Quelles sont les principales requêtes d’entreprises québécoises concernant les Emirats Arabes Unis ?

J’ai beaucoup de demandes d’entreprises québécoises curieuses. Il y a de nombreuses compagnies canadiennes qui font affaire avec les EAU, ou généralement dans un des pays du Golfe, sans s’implanter. C’est une erreur selon moi. Car cela va limiter le développement de la compagnie, alors que le succès peut se profiler vite dans cette région. Le niveau de confiance ne sera pas aussi élevé que s’ils s’implantent. Cela peut être une société virtuelle, mais il faut une adresse, et une structure sur place. Les clients préfèrent toujours faire affaire avec un fournisseur local, plutôt qu’étranger.

Est-ce que les démarches sont compliquées pour obtenir un visa de travail aux EAU ?

Dans un premier temps, pour avoir un visa de travail (résidence), il faut une société qui parraine le travailleur. Donc le visa est lié à l’employeur. La procédure est hautement prévisible et administrative, donc efficace. Les délais de traitement sont d’environ deux semaines. Pour les touristes d’affaires, il suffit d’entrer au pays avec son passeport canadien pour avoir le droit d’y demeurer jusqu’à 30 jours.

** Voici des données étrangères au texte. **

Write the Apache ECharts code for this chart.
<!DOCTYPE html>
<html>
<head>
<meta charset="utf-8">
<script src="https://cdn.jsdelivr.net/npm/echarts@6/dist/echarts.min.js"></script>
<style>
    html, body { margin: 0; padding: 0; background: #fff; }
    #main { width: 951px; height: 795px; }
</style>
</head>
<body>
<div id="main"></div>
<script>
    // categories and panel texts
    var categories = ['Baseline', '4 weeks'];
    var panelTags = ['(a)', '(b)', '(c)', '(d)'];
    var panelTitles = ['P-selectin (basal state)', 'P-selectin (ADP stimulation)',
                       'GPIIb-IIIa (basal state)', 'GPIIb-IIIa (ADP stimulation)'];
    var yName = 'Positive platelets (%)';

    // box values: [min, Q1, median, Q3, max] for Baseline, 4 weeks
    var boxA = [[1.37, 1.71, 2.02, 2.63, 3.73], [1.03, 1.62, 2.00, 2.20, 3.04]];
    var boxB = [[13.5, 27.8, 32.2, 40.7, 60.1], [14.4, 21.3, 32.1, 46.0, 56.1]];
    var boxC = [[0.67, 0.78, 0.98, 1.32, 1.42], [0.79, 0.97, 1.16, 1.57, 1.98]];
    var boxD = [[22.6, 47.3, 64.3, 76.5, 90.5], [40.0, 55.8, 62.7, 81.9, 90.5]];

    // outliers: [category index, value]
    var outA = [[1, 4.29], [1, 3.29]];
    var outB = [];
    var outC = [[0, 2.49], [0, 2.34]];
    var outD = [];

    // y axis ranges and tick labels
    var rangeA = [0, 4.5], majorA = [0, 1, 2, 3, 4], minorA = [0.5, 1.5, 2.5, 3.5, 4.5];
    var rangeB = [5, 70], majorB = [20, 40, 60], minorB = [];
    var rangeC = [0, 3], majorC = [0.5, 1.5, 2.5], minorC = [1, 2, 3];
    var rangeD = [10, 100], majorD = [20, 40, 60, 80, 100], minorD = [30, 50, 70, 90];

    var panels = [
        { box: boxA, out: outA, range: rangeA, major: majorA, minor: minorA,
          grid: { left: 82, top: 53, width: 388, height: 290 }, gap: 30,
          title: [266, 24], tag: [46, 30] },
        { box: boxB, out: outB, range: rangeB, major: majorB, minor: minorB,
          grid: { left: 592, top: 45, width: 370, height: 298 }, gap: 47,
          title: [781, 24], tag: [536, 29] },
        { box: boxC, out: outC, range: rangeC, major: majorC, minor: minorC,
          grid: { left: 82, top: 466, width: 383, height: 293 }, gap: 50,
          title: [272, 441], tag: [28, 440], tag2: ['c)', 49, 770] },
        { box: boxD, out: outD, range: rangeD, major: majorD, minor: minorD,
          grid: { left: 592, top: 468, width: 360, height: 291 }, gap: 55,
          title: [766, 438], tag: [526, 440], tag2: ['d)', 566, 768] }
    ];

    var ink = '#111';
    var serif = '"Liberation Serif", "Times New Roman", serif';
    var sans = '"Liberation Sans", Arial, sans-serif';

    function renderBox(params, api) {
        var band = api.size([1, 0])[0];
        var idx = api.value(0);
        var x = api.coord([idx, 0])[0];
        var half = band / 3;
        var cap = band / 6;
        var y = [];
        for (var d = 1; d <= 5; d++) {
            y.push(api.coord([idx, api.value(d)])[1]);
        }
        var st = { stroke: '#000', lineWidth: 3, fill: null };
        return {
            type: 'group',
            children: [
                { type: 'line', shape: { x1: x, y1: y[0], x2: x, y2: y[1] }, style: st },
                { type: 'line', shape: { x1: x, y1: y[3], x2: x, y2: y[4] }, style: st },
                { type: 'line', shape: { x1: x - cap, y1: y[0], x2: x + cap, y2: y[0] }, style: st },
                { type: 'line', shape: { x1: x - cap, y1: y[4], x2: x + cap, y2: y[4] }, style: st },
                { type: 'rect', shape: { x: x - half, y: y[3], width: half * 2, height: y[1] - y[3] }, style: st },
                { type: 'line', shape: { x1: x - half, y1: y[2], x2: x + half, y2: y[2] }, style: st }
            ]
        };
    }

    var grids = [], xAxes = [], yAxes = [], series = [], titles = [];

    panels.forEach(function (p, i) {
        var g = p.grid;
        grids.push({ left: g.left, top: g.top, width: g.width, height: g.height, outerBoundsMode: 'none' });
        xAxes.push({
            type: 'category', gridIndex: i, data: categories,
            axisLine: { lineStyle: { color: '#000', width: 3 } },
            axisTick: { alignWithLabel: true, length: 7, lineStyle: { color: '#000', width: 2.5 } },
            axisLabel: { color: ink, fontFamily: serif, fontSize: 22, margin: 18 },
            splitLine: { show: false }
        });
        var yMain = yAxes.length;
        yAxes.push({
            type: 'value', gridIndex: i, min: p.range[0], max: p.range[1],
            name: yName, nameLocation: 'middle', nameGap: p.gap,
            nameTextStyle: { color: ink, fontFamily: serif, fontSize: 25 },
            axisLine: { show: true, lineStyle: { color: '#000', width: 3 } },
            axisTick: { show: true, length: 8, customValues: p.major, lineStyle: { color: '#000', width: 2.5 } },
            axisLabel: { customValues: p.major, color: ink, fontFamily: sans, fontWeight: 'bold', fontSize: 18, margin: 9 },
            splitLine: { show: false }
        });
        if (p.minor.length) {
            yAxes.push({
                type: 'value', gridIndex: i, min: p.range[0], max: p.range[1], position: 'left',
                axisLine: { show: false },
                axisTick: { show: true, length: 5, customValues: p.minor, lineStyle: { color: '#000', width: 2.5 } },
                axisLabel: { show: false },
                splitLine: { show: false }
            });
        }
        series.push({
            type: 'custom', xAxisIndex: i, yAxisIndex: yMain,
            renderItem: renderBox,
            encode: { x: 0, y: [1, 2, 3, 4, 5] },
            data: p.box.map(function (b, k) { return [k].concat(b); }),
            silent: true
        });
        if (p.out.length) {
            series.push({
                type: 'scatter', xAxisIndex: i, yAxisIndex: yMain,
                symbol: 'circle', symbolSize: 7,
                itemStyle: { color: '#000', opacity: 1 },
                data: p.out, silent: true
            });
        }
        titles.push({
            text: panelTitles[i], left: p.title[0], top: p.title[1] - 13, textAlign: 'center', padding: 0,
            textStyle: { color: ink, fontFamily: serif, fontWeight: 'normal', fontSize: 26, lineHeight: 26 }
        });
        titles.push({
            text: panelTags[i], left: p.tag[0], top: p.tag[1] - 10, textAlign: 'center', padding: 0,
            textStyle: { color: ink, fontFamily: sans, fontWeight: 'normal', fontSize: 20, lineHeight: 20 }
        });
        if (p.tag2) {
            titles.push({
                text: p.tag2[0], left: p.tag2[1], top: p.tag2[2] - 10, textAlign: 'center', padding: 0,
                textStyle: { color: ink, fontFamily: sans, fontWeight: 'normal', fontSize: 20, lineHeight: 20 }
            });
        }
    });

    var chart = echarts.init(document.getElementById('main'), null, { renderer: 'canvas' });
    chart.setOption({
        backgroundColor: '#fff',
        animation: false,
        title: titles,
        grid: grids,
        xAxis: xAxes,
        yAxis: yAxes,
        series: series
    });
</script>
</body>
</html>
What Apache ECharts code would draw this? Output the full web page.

L’incorporation d’une compagnie simple peut se faire en quelques semaines, suite à quoi on ouvre un compte bancaire et on peut commencer à opérer. Il faut faire assermenter les documents corporatifs à l’ambassade des Emirats Arabes Unis d’Ottawa au préalable, si la compagnie locale est détenue par une compagnie canadienne.

Quel conseils donneriez-vous à une entreprise québécoise qui souhaiterait s’implanter ici ?

Dubaï est une plaque tournante commerciale internationale, mais il ne faut pas voir cette ville comme une fin en soi. Plusieurs entreprises qui s’implantent ici considèrent Dubaï comme un point cardinal, un centre d’affaires, et non un bassin commercial.

À partir de Dubaï, les entreprises peuvent aisément desservir une clientèle asiatique, européenne et même nord-américaine. Dans mes discussions avec des dirigeants d’entreprises canadiennes, certains considèrent a priori Dubaï comme un marché local. Au contraire, c’est un immense centre d’opérations financières, commerciales et industrielles. C’est même un vaste entrepôt en zone franche qui permet d’entreposer des marchandises destinées aux quatre coins du monde, en utilisant les installations aéroportuaires et maritimes à la fine pointe de la technologie.